I am training a tokenizer from scratch on a large dataset. Is there a way to take advantage of parallelism in the tokenizer trainer?
I also have this question! I am training several tokenizers from scratch for a research project, and it is quite time-consuming — ~15 hours to count the pairs for 4.5G of text. What resources would be most helpful to request for a training job? Is there a way to take advantage of parallelism, as @astein0 asks?
same question. I have come up with a pyspark implementation of minbpe which will give you merges and vocabulary for a BPE tokenizer. It still needs some more work to optimize the speed but it works decent.

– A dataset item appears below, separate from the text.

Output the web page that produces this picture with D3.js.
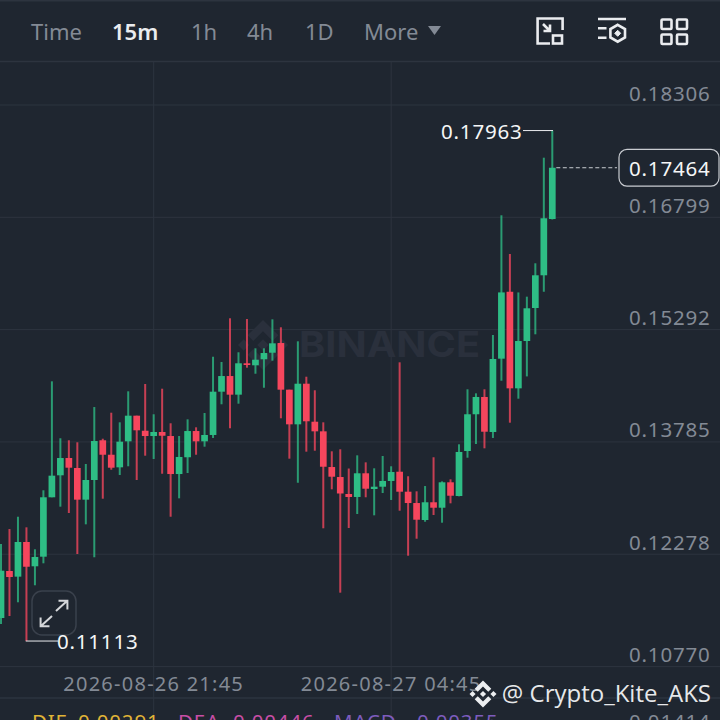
<!DOCTYPE html>
<html>
<head>
<meta charset="utf-8">
<title>Candles</title>
<script src="https://cdn.jsdelivr.net/npm/d3@7"></script>
<style>
	html, body { margin: 0; padding: 0; background: #1f2630; }
	svg { display: block; }
	text { font-family: "Noto Sans", sans-serif; }
	.num { font-size: 20.5px; letter-spacing: 0.8px; }
</style>
</head>
<body>
<svg id="chart"></svg>
<script>
// 15m candles
const opens = [0.11422,0.12053,0.11977,0.12442,0.12116,0.12245,0.13042,0.13337,0.13569,0.13435,0.13010,0.13274,0.13807,0.13613,0.13444,0.13793,0.14137,0.13935,0.13864,0.13918,0.13864,0.13354,0.13579,0.13931,0.13793,0.13878,0.14459,0.14669,0.14419,0.14840,0.14813,0.14894,0.14982,0.15112,0.14486,0.14021,0.14566,0.14056,0.13927,0.13448,0.13314,0.13086,0.13046,0.13364,0.13153,0.13184,0.13261,0.13385,0.13117,0.12965,0.12737,0.12975,0.12902,0.13243,0.13059,0.13663,0.14156,0.14388,0.13918,0.14902,0.15800,0.14504,0.15139,0.15582,0.16021,0.16776];
const highs = [0.12415,0.12616,0.12781,0.12639,0.12344,0.13136,0.14598,0.13834,0.13807,0.13780,0.13489,0.14253,0.13828,0.14177,0.14048,0.14464,0.14137,0.14562,0.14156,0.14499,0.14035,0.13864,0.14088,0.13981,0.14173,0.14928,0.14857,0.15444,0.14988,0.15434,0.15041,0.15041,0.15430,0.15323,0.14486,0.15135,0.14660,0.14478,0.14048,0.13659,0.13686,0.13428,0.13605,0.13511,0.13431,0.13596,0.13458,0.14853,0.13324,0.13122,0.13193,0.13579,0.13256,0.13283,0.13753,0.14491,0.14437,0.14491,0.15220,0.16826,0.16307,0.15791,0.15734,0.16182,0.17599,0.17963];
const lows = [0.11342,0.11449,0.11633,0.11113,0.11861,0.12156,0.13042,0.12916,0.12831,0.12281,0.12679,0.12237,0.13023,0.13412,0.13341,0.13458,0.13274,0.13600,0.13556,0.13358,0.12781,0.13028,0.13368,0.13613,0.13721,0.13838,0.14290,0.13968,0.14298,0.14781,0.14700,0.14512,0.14875,0.14102,0.13560,0.13237,0.13654,0.13667,0.12626,0.13149,0.11762,0.12630,0.12818,0.13042,0.12800,0.13099,0.13006,0.12862,0.12258,0.12486,0.12714,0.12804,0.12701,0.12961,0.13055,0.13573,0.13757,0.13699,0.13838,0.14606,0.14043,0.14365,0.14664,0.15229,0.15800,0.16770];
const closes = [0.12057,0.11972,0.12442,0.12110,0.12241,0.13042,0.13332,0.13569,0.13439,0.13010,0.13274,0.13797,0.13613,0.13439,0.13788,0.14137,0.13941,0.13864,0.13918,0.13868,0.13354,0.13583,0.13931,0.13793,0.13878,0.14459,0.14669,0.14419,0.14840,0.14817,0.14888,0.14978,0.15108,0.14486,0.14021,0.14566,0.14062,0.13927,0.13452,0.13318,0.13093,0.13046,0.13364,0.13157,0.13184,0.13261,0.13381,0.13117,0.12965,0.12741,0.12975,0.12902,0.13243,0.13063,0.13650,0.14156,0.14388,0.13922,0.14898,0.15791,0.14504,0.15139,0.15578,0.16021,0.16786,0.17464];

const priceTicks = [0.18306, 0.16799, 0.15292, 0.13785, 0.12278, 0.10770];
const timeTickIndex = [18, 46];
const timeTickLabels = ["2026-08-26 21:45", "2026-08-27 04:45"];
const intervals = ["Time", "15m", "1h", "4h", "1D", "More"];
const macdLabels = ["DIF", "DEA", "MACD"];
const macdValues = ["0.00291", "0.00446", "0.00355"];
const macdAxisLabel = "0.01414";
const highLabel = "0.17963";
const lowLabel = "0.11113";
const lastLabel = "0.17464";

const width = 720;
const height = 720;
const bg = "#1f2630";
const gridColor = "#2d343f";
const muted = "#838a95";
const up = "#2ebd85";
const down = "#f6465d";

// binance mark, in its own 126.61 box
const logoPaths = [
	"M38.73,53.2,63.3,28.63,87.89,53.22l14.3-14.3L63.3,0,24.42,38.88Z",
	"M0,63.31,14.3,49l14.3,14.3L14.3,77.61Z",
	"M38.73,73.41,63.3,98,87.89,73.39,102.2,87.7,63.3,126.61,24.42,87.73Z",
	"M98,63.31l14.3-14.3,14.3,14.3-14.3,14.3Z",
	"M77.83,63.3,63.3,48.76,48.78,63.28,63.3,77.83Z"
];

const x = d3.scaleLinear().domain([0, opens.length - 1]).range([1, 552.3]);
const y = d3.scaleLinear().domain([0.18306, 0.10770]).range([105, 666.6]);

const svg = d3.select("#chart").attr("width", width).attr("height", height);

svg.append("rect").attr("width", width).attr("height", height).attr("fill", bg);
svg.append("rect").attr("width", width).attr("height", 1.5).attr("fill", "#2d343f");

function drawLogo(cx, cy, size, color) {
	const s = size / 126.61;
	const g = svg.append("g")
		.attr("transform", `translate(${cx - size / 2}, ${cy - size / 2}) scale(${s})`)
		.attr("fill", color);
	logoPaths.forEach((d) => g.append("path").attr("d", d));
	return g;
}

// panel borders
[61.5, 698].forEach((v) => {
	svg.append("line")
		.attr("x1", 0).attr("x2", width)
		.attr("y1", v).attr("y2", v)
		.attr("stroke", gridColor).attr("stroke-width", 1.5);
});

// grid
svg.selectAll(".hgrid")
	.data(priceTicks)
	.enter()
	.append("line")
	.attr("class", "hgrid")
	.attr("x1", 0).attr("x2", width)
	.attr("y1", (d) => y(d)).attr("y2", (d) => y(d))
	.attr("stroke", gridColor).attr("stroke-width", 1);

svg.selectAll(".vgrid")
	.data(timeTickIndex)
	.enter()
	.append("line")
	.attr("class", "vgrid")
	.attr("x1", (d) => x(d)).attr("x2", (d) => x(d))
	.attr("y1", 62).attr("y2", height)
	.attr("stroke", gridColor).attr("stroke-width", 1);

// big watermark
drawLogo(263, 345, 50, "#2a303c");
svg.append("text")
	.text("BINANCE")
	.attr("x", 299).attr("y", 357)
	.attr("textLength", 181)
	.attr("lengthAdjust", "spacingAndGlyphs")
	.attr("fill", "#2a303c")
	.style("font-family", "Inter")
	.style("font-weight", 700)
	.style("font-size", "36px");

// candles
const candles = svg.selectAll(".candle")
	.data(d3.range(opens.length))
	.enter()
	.append("g")
	.attr("class", "candle")
	.attr("fill", (i) => closes[i] >= opens[i] ? up : down)
	.attr("stroke", (i) => closes[i] >= opens[i] ? up : down);

candles.append("line")
	.attr("x1", (i) => x(i)).attr("x2", (i) => x(i))
	.attr("y1", (i) => y(highs[i])).attr("y2", (i) => y(lows[i]))
	.attr("stroke-width", 2)
	.attr("stroke-opacity", 0.78);

candles.append("rect")
	.attr("x", (i) => x(i) - 3.35)
	.attr("width", 6.7)
	.attr("y", (i) => y(Math.max(opens[i], closes[i])))
	.attr("height", (i) => Math.max(1.2, Math.abs(y(opens[i]) - y(closes[i]))))
	.attr("stroke", "none");

// price axis
svg.selectAll(".price-label")
	.data(priceTicks)
	.enter()
	.append("text")
	.attr("class", "price-label num")
	.text((d) => d.toFixed(5))
	.attr("x", 710.5)
	.attr("y", (d) => y(d) - 4.5)
	.attr("text-anchor", "end")
	.attr("fill", muted);

// time axis
svg.selectAll(".time-label")
	.data(timeTickIndex)
	.enter()
	.append("text")
	.attr("class", "time-label")
	.text((d, i) => timeTickLabels[i])
	.attr("x", (d) => x(d))
	.attr("y", 691)
	.attr("text-anchor", "middle")
	.attr("fill", muted)
	.style("font-size", "20px")
	.style("letter-spacing", "1.25px");

// interval tabs
const tabX = [31, 112, 191, 247, 305, 364];
svg.selectAll(".tab")
	.data(intervals)
	.enter()
	.append("text")
	.attr("class", "tab")
	.text((d) => d)
	.attr("x", (d, i) => tabX[i])
	.attr("y", 40)
	.attr("fill", (d) => d === "15m" ? "#eaecef" : muted)
	.style("font-weight", (d) => d === "15m" ? 600 : 400)
	.style("font-size", "22px");
svg.append("path")
	.attr("d", "M428,26 L441,26 L434.5,35 Z")
	.attr("fill", muted);

// toolbar icons
const icons = svg.append("g")
	.attr("fill", "none")
	.attr("stroke", "#eaecef")
	.attr("stroke-width", 2.6);
icons.append("path").attr("d", "M550,43.5 H537.6 V18.5 H562.6 V30");
icons.append("rect").attr("x", 553).attr("y", 35.5).attr("width", 9).attr("height", 8);
icons.append("path").attr("d", "M543,24 L550,31 M550,24.5 V31 H543.5");
icons.append("path").attr("d", "M598,19 H626 M598,28.3 H606.5 M598,37.7 H606.5");
icons.append("path").attr("d", "M617.7,24.8 L625,29 V37.5 L617.7,41.7 L610.4,37.5 V29 Z");
icons.append("path").attr("d", "M617.7,30.3 L620.7,33.3 L617.7,36.3 L614.7,33.3 Z").attr("fill", "#eaecef").attr("stroke-width", 1);
[661.5, 677].forEach((gx) => {
	[19.5, 34.5].forEach((gy) => {
		icons.append("rect")
			.attr("x", gx).attr("y", gy)
			.attr("width", 10).attr("height", 9.5)
			.attr("rx", 1);
	});
});

// last price
const last = closes[closes.length - 1];
svg.append("line")
	.attr("x1", x(closes.length - 1) + 4).attr("x2", 617)
	.attr("y1", y(last)).attr("y2", y(last))
	.attr("stroke", "#c9ccd1").attr("stroke-width", 1)
	.attr("stroke-dasharray", "4 2.5");
svg.append("rect")
	.attr("x", 619).attr("y", y(last) - 18.3)
	.attr("width", 100).attr("height", 36.6)
	.attr("rx", 8)
	.attr("fill", bg)
	.attr("stroke", "#c9ccd1").attr("stroke-width", 1.2);
svg.append("text")
	.attr("class", "num")
	.text(lastLabel)
	.attr("x", 710.5).attr("y", y(last) + 8)
	.attr("text-anchor", "end")
	.attr("fill", "#f5f6f7");

// high and low markers
const hi = d3.max(highs);
const lo = d3.min(lows);
const hiX = x(highs.indexOf(hi));
const loX = x(lows.indexOf(lo));
svg.append("line")
	.attr("x1", 523).attr("x2", hiX + 0.7)
	.attr("y1", y(hi)).attr("y2", y(hi))
	.attr("stroke", "#eaecef").attr("stroke-width", 1);
svg.append("text")
	.attr("class", "num")
	.text(highLabel)
	.attr("x", 522.5).attr("y", y(hi) + 8)
	.attr("text-anchor", "end")
	.attr("fill", "#f5f6f7");

// expand button
svg.append("rect")
	.attr("x", 32).attr("y", 591)
	.attr("width", 44).attr("height", 44)
	.attr("rx", 10)
	.attr("fill", bg)
	.attr("stroke", "#3a414c").attr("stroke-width", 1.5);
svg.append("path")
	.attr("d", "M56,611 L67,601 M58.5,600.8 H67.4 V609.5 M52,616 L41,626 M49.5,626.2 H40.6 V617.5")
	.attr("fill", "none")
	.attr("stroke", "#d5d7da").attr("stroke-width", 2);

svg.append("line")
	.attr("x1", loX - 0.7).attr("x2", 58)
	.attr("y1", y(lo)).attr("y2", y(lo))
	.attr("stroke", "#eaecef").attr("stroke-width", 1);
svg.append("text")
	.attr("class", "num")
	.text(lowLabel)
	.attr("x", 57).attr("y", y(lo) + 8)
	.attr("fill", "#f5f6f7");

// macd legend, cut by the bottom of the picture
const macdColors = ["#e0b437", "#c74ea6", "#7d5cbd"];
const macdX = [32, 178, 334];
const macdValueX = [78, 233, 417];
macdLabels.forEach((d, i) => {
	svg.append("text").text(d)
		.attr("class", "num")
		.attr("x", macdX[i]).attr("y", 729)
		.attr("fill", macdColors[i]);
	svg.append("text").text(macdValues[i])
		.attr("class", "num")
		.attr("x", macdValueX[i]).attr("y", 729)
		.attr("fill", macdColors[i]);
});
svg.append("text").text(macdAxisLabel)
	.attr("class", "num")
	.attr("x", 710.5).attr("y", 729)
	.attr("text-anchor", "end")
	.attr("fill", muted);

// author watermark
drawLogo(483, 694, 27, "#eceef0");
svg.append("text")
	.text("@ Crypto_Kite_AKS")
	.attr("x", 711).attr("y", 702)
	.attr("text-anchor", "end")
	.attr("fill", "#e6e8ea")
	.attr("stroke", "#14181f")
	.attr("stroke-width", 0.6)
	.attr("stroke-opacity", 0.5)
	.attr("paint-order", "stroke")
	.style("font-family", "Open Sans")
	.style("font-size", "24px");
</script>
</body>
</html>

Ping me if anyone wants to collaborate on that.
Meanwhile it would be nice to have an official implementation, either using tokenizer or the datatrove library. @lhoestq
It turns out that setting TOKENIZERS_PARALLELISM=true
solved my problem.
If you are using any form of multiprocessing after importing the tokenisers packages, then it will set the parallelism off.
So doing something like this will ensure that the tokenizers will use parallelism:
dataset = dataset.map(map_fn, batched=True, batch_size=64, num_proc=128)
# set the following environment variable to true and then import tokenizer modules
os.environ["TOKENIZERS_PARALLELISM"] = "true"
from tokenizers import (
decoders,
models,
pre_tokenizers,
normalizers,
trainers,
Tokenizer,
Regex
)
tokenizer = Tokenizer(models.Unigram())
It worked for me.